Bu bağlamda, şaşılacak bir şey yoktur; çünkü Shakespeare bir rönesans aydınıdır…
Kitabın büyük bir bölümü oyun incelemelerine ayrılmış. Öncelikle antik-klasik tragedya, komedi geleneği ve yazınsal unsurları işlenmiş, Shakespeare’in bunları rönesans İngiliz tiyatrosunun kurallara bağlı kalmayan yapısıyla nasıl birleştirdiği anlatılmış ve getirdiği yenilikler tartışılmış. Ayrıca, Shakespeare’in tarihî oyunlarına, romanslarına ve sınıflandırılması güç olan oyunlarına da yer verilmiş. Bu doğrultuda, kitapta Shakespeare’in birçok eserine değinilse de, muhtelif bölümlerde detaylı olarak incelenen oyunlar III. Richard, Yanlışlar Komedisi, Titus Andronicus, Ne ki Hırçın Kız, Romeo ve Juliet, Bir Yazdönümü Gecesi Rüyası, Venedik Taciri, Kuru Gürültü, V. Henry, Julius Caesar, Beğendiğiniz Gibi, On İkinci Gece, Hamlet, Troilus ve Cressida, Yeter ki Sonu İyi Bitsin, Kısasa Kısas, Othello, Kral Lear, Macbeth, Antonius ve Kleopatra, Coriolanus, Atinalı Timon, Kış Masalı ve Fırtına’dan oluşmaktadır.

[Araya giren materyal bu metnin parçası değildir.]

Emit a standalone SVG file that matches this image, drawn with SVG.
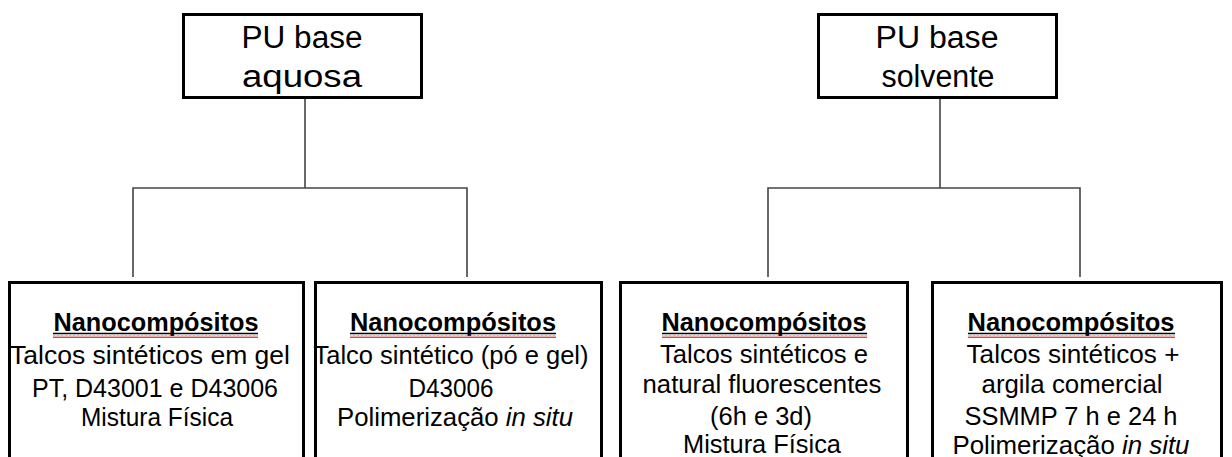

Kitabın son bölümü, çok önemli bir arşiv niteliği taşımaktadır. Shakespeare’in Türk sahnesindeki yaklaşık 200 yıllık geçmişine değinilen bölümde, 19. yüzyıldan itibaren sahnelenen belli başlı eserlerin ve özellikle Hamlet, Othello, Kral Lear gibi oyunların Türkiye’deki tatlı ve acı serüvenleri anlatılmakta, Shakespeare’in geniş kitlelere ulaşmasını sağlayan Muhsin Ertuğrul gibi şahsiyetlere yer verilmekte ve Türk yapımlarından örnek fotoğraflar sunulmaktadır.
Son söz olarak bilenlere veya ilgi duyanlara: Shakespeare’i her yaş ve bilgi düzeyindeki kişilere sevdirecek ya da yeniden hayran bırakacak bu kaynak kitabı mutlaka edininiz.